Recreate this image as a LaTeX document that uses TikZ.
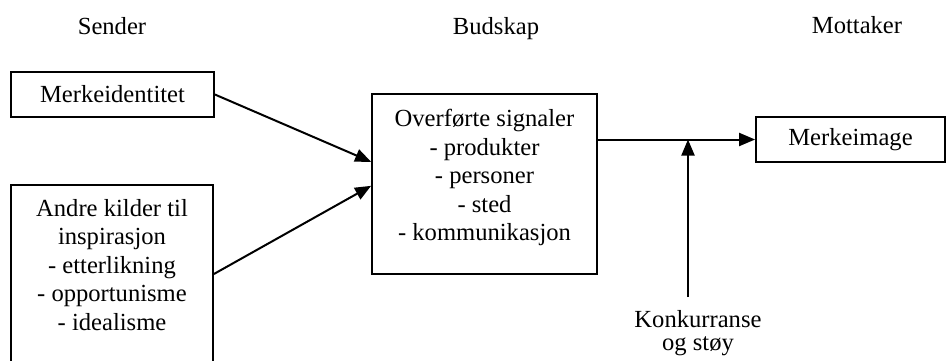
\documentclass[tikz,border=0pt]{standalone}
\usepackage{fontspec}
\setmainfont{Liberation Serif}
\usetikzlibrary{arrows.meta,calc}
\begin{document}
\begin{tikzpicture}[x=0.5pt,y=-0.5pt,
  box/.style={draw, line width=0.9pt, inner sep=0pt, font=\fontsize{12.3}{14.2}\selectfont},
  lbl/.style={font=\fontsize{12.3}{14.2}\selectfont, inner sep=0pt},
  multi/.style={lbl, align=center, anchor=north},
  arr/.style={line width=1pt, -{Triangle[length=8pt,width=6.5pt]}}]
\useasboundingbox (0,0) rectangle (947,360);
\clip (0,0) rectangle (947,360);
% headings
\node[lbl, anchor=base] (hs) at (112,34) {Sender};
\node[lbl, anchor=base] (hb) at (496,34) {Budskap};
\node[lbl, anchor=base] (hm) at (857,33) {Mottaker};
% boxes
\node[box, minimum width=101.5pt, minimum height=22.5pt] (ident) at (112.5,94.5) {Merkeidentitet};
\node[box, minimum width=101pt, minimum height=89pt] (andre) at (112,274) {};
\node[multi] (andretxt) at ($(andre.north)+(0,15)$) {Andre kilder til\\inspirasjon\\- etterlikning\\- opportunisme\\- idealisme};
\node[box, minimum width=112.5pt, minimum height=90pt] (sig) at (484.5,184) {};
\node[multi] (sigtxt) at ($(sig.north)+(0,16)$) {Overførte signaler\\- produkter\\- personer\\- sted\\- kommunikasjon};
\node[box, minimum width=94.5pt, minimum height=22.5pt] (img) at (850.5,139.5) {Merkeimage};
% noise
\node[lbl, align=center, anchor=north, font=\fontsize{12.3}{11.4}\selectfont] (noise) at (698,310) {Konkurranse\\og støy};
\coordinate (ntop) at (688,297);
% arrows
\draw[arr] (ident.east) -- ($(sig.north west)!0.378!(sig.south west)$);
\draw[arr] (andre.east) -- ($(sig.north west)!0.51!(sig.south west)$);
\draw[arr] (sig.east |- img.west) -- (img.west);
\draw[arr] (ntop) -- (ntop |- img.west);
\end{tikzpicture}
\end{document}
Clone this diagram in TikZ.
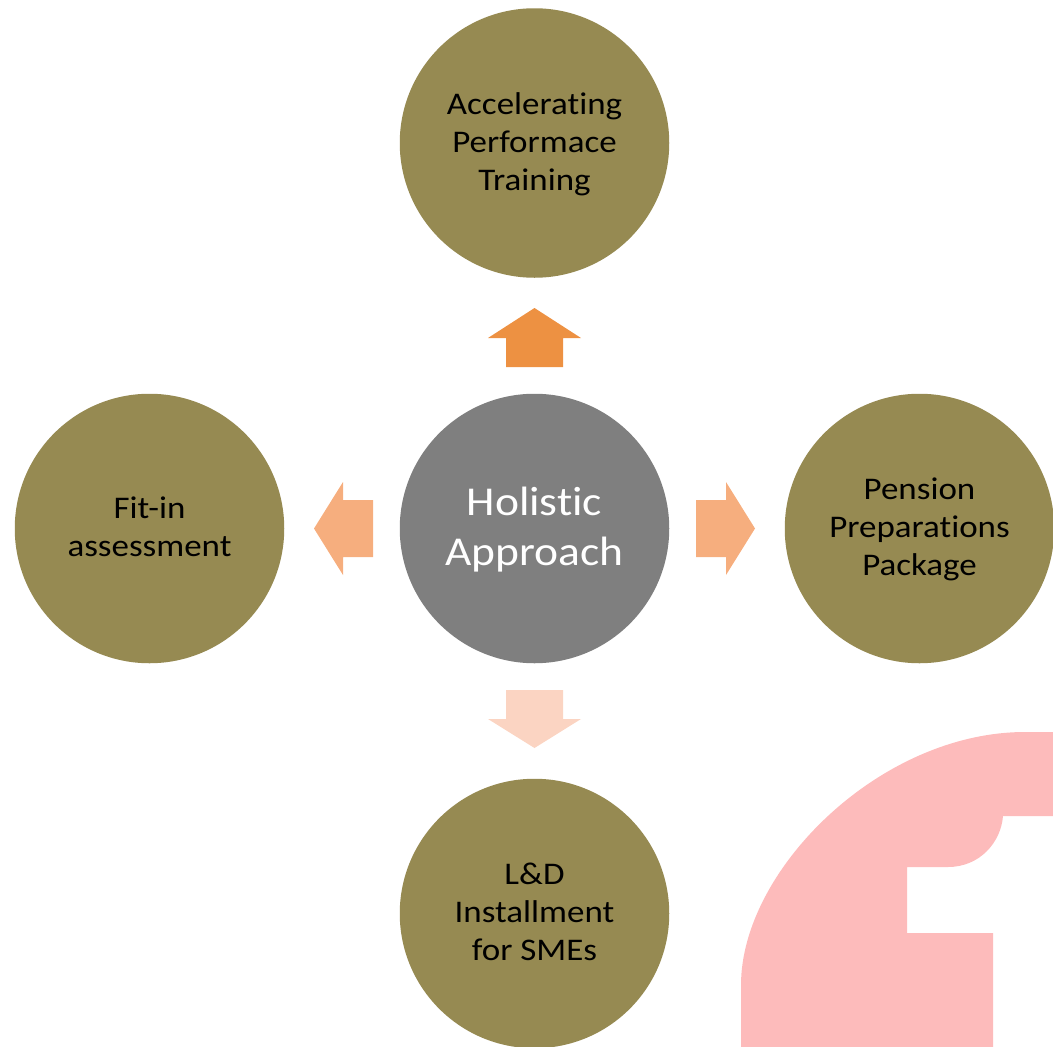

···

# WHAT THE EXERCISE ASKS:
Copy the data character for character, but drop all pictures from the copy.

# FINAL ANSWER:
Recreate this image as a LaTeX document that uses TikZ.
\documentclass[tikz,border=0pt]{standalone}
\usepackage{fontspec}
\setmainfont{Liberation Serif}
\usetikzlibrary{arrows.meta,calc}
\begin{document}
\begin{tikzpicture}[x=0.5pt,y=-0.5pt,
  box/.style={draw, line width=0.9pt, inner sep=0pt, font=\fontsize{12.3}{14.2}\selectfont},
  lbl/.style={font=\fontsize{12.3}{14.2}\selectfont, inner sep=0pt},
  multi/.style={lbl, align=center, anchor=north},
  arr/.style={line width=1pt, -{Triangle[length=8pt,width=6.5pt]}}]
\useasboundingbox (0,0) rectangle (947,360);
\clip (0,0) rectangle (947,360);
% headings
\node[lbl, anchor=base] (hs) at (112,34) {Sender};
\node[lbl, anchor=base] (hb) at (496,34) {Budskap};
\node[lbl, anchor=base] (hm) at (857,33) {Mottaker};
% boxes
\node[box, minimum width=101.5pt, minimum height=22.5pt] (ident) at (112.5,94.5) {Merkeidentitet};
\node[box, minimum width=101pt, minimum height=89pt] (andre) at (112,274) {};
\node[multi] (andretxt) at ($(andre.north)+(0,15)$) {Andre kilder til\\inspirasjon\\- etterlikning\\- opportunisme\\- idealisme};
\node[box, minimum width=112.5pt, minimum height=90pt] (sig) at (484.5,184) {};
\node[multi] (sigtxt) at ($(sig.north)+(0,16)$) {Overførte signaler\\- produkter\\- personer\\- sted\\- kommunikasjon};
\node[box, minimum width=94.5pt, minimum height=22.5pt] (img) at (850.5,139.5) {Merkeimage};
% noise
\node[lbl, align=center, anchor=north, font=\fontsize{12.3}{11.4}\selectfont] (noise) at (698,310) {Konkurranse\\og støy};
\coordinate (ntop) at (688,297);
% arrows
\draw[arr] (ident.east) -- ($(sig.north west)!0.378!(sig.south west)$);
\draw[arr] (andre.east) -- ($(sig.north west)!0.51!(sig.south west)$);
\draw[arr] (sig.east |- img.west) -- (img.west);
\draw[arr] (ntop) -- (ntop |- img.west);
\end{tikzpicture}
\end{document}
Clone this diagram in TikZ.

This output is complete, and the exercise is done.